▶ [Exercise]:
Would you write out the listing verbatim and skip every picture in it?

▶ [Recorded data]:

— START —

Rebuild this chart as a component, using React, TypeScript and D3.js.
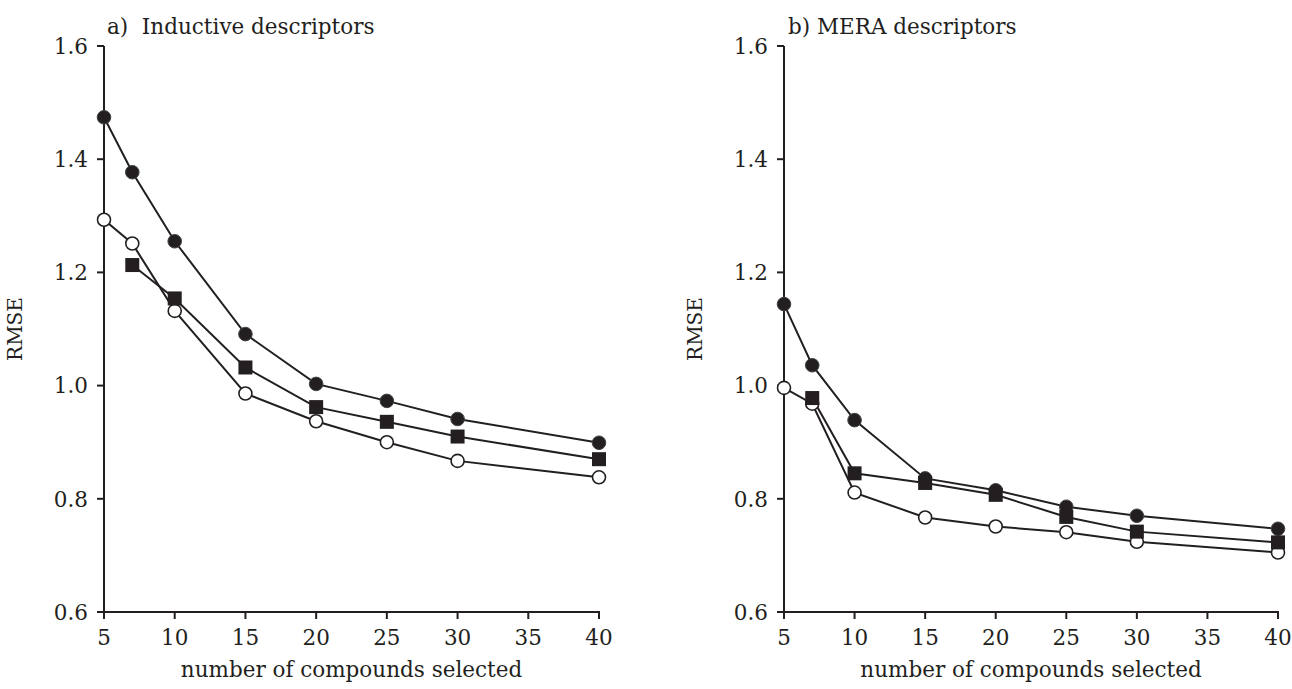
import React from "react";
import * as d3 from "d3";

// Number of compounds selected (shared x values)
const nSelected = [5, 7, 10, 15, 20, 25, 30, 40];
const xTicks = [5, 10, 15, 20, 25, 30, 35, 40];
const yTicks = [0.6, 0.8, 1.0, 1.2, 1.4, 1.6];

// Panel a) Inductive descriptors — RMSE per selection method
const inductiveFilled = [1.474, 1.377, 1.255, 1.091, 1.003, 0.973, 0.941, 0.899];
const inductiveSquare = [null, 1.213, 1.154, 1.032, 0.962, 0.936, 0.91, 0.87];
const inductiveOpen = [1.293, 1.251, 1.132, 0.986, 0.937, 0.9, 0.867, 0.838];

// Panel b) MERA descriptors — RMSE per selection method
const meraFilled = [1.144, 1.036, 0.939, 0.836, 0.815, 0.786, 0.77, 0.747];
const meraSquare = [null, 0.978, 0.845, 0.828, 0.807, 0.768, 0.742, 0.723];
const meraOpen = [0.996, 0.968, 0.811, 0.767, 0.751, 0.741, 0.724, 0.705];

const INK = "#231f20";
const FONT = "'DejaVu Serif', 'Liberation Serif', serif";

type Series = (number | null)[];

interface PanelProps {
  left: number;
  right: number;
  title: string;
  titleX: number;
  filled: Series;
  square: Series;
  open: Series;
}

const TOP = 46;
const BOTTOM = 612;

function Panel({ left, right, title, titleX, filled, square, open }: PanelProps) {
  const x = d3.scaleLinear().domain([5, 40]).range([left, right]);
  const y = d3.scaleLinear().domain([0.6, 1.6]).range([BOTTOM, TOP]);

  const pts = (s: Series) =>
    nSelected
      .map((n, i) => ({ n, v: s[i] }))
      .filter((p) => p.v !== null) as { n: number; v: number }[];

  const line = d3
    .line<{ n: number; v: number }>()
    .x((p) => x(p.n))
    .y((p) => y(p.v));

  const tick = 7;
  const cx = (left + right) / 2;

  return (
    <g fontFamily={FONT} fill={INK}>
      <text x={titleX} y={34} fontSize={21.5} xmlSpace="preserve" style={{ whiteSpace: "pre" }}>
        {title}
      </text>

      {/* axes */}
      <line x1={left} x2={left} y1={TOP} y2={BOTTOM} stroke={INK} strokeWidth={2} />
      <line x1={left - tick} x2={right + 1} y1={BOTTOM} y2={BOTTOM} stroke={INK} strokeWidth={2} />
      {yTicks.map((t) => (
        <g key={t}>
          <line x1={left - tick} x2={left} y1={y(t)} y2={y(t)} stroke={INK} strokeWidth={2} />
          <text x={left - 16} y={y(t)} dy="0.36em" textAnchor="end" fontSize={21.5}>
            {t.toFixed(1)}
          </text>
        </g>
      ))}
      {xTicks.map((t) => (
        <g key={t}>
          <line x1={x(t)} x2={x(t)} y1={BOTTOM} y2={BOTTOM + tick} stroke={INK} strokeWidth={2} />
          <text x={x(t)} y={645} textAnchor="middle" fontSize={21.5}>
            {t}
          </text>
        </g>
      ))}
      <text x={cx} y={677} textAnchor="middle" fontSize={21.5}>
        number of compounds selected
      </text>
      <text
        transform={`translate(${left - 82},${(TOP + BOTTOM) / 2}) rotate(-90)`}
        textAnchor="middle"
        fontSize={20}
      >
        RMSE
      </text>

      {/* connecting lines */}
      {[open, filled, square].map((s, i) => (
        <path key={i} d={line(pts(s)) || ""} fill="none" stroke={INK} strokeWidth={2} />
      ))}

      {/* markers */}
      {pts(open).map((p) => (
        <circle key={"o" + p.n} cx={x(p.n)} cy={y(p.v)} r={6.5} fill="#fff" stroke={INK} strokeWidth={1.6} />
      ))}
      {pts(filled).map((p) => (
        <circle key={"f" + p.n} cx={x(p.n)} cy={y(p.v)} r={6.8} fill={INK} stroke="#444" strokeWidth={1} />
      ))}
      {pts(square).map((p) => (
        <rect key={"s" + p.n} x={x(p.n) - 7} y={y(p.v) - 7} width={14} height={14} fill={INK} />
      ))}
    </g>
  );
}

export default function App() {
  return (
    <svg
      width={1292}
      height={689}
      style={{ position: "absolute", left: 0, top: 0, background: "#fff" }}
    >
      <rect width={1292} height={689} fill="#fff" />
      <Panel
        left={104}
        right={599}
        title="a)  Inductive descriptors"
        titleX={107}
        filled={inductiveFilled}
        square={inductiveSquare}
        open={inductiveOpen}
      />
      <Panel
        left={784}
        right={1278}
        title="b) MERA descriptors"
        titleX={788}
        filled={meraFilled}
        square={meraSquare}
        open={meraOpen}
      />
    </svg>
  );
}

— END —

▶ [Exercise solution]:
Rebuild this chart as a component, using React, TypeScript and D3.js.
import React from "react";
import * as d3 from "d3";

// Number of compounds selected (shared x values)
const nSelected = [5, 7, 10, 15, 20, 25, 30, 40];
const xTicks = [5, 10, 15, 20, 25, 30, 35, 40];
const yTicks = [0.6, 0.8, 1.0, 1.2, 1.4, 1.6];

// Panel a) Inductive descriptors — RMSE per selection method
const inductiveFilled = [1.474, 1.377, 1.255, 1.091, 1.003, 0.973, 0.941, 0.899];
const inductiveSquare = [null, 1.213, 1.154, 1.032, 0.962, 0.936, 0.91, 0.87];
const inductiveOpen = [1.293, 1.251, 1.132, 0.986, 0.937, 0.9, 0.867, 0.838];

// Panel b) MERA descriptors — RMSE per selection method
const meraFilled = [1.144, 1.036, 0.939, 0.836, 0.815, 0.786, 0.77, 0.747];
const meraSquare = [null, 0.978, 0.845, 0.828, 0.807, 0.768, 0.742, 0.723];
const meraOpen = [0.996, 0.968, 0.811, 0.767, 0.751, 0.741, 0.724, 0.705];

const INK = "#231f20";
const FONT = "'DejaVu Serif', 'Liberation Serif', serif";

type Series = (number | null)[];

interface PanelProps {
  left: number;
  right: number;
  title: string;
  titleX: number;
  filled: Series;
  square: Series;
  open: Series;
}

const TOP = 46;
const BOTTOM = 612;

function Panel({ left, right, title, titleX, filled, square, open }: PanelProps) {
  const x = d3.scaleLinear().domain([5, 40]).range([left, right]);
  const y = d3.scaleLinear().domain([0.6, 1.6]).range([BOTTOM, TOP]);

  const pts = (s: Series) =>
    nSelected
      .map((n, i) => ({ n, v: s[i] }))
      .filter((p) => p.v !== null) as { n: number; v: number }[];

  const line = d3
    .line<{ n: number; v: number }>()
    .x((p) => x(p.n))
    .y((p) => y(p.v));

  const tick = 7;
  const cx = (left + right) / 2;

  return (
    <g fontFamily={FONT} fill={INK}>
      <text x={titleX} y={34} fontSize={21.5} xmlSpace="preserve" style={{ whiteSpace: "pre" }}>
        {title}
      </text>

      {/* axes */}
      <line x1={left} x2={left} y1={TOP} y2={BOTTOM} stroke={INK} strokeWidth={2} />
      <line x1={left - tick} x2={right + 1} y1={BOTTOM} y2={BOTTOM} stroke={INK} strokeWidth={2} />
      {yTicks.map((t) => (
        <g key={t}>
          <line x1={left - tick} x2={left} y1={y(t)} y2={y(t)} stroke={INK} strokeWidth={2} />
          <text x={left - 16} y={y(t)} dy="0.36em" textAnchor="end" fontSize={21.5}>
            {t.toFixed(1)}
          </text>
        </g>
      ))}
      {xTicks.map((t) => (
        <g key={t}>
          <line x1={x(t)} x2={x(t)} y1={BOTTOM} y2={BOTTOM + tick} stroke={INK} strokeWidth={2} />
          <text x={x(t)} y={645} textAnchor="middle" fontSize={21.5}>
            {t}
          </text>
        </g>
      ))}
      <text x={cx} y={677} textAnchor="middle" fontSize={21.5}>
        number of compounds selected
      </text>
      <text
        transform={`translate(${left - 82},${(TOP + BOTTOM) / 2}) rotate(-90)`}
        textAnchor="middle"
        fontSize={20}
      >
        RMSE
      </text>

      {/* connecting lines */}
      {[open, filled, square].map((s, i) => (
        <path key={i} d={line(pts(s)) || ""} fill="none" stroke={INK} strokeWidth={2} />
      ))}

      {/* markers */}
      {pts(open).map((p) => (
        <circle key={"o" + p.n} cx={x(p.n)} cy={y(p.v)} r={6.5} fill="#fff" stroke={INK} strokeWidth={1.6} />
      ))}
      {pts(filled).map((p) => (
        <circle key={"f" + p.n} cx={x(p.n)} cy={y(p.v)} r={6.8} fill={INK} stroke="#444" strokeWidth={1} />
      ))}
      {pts(square).map((p) => (
        <rect key={"s" + p.n} x={x(p.n) - 7} y={y(p.v) - 7} width={14} height={14} fill={INK} />
      ))}
    </g>
  );
}

export default function App() {
  return (
    <svg
      width={1292}
      height={689}
      style={{ position: "absolute", left: 0, top: 0, background: "#fff" }}
    >
      <rect width={1292} height={689} fill="#fff" />
      <Panel
        left={104}
        right={599}
        title="a)  Inductive descriptors"
        titleX={107}
        filled={inductiveFilled}
        square={inductiveSquare}
        open={inductiveOpen}
      />
      <Panel
        left={784}
        right={1278}
        title="b) MERA descriptors"
        titleX={788}
        filled={meraFilled}
        square={meraSquare}
        open={meraOpen}
      />
    </svg>
  );
}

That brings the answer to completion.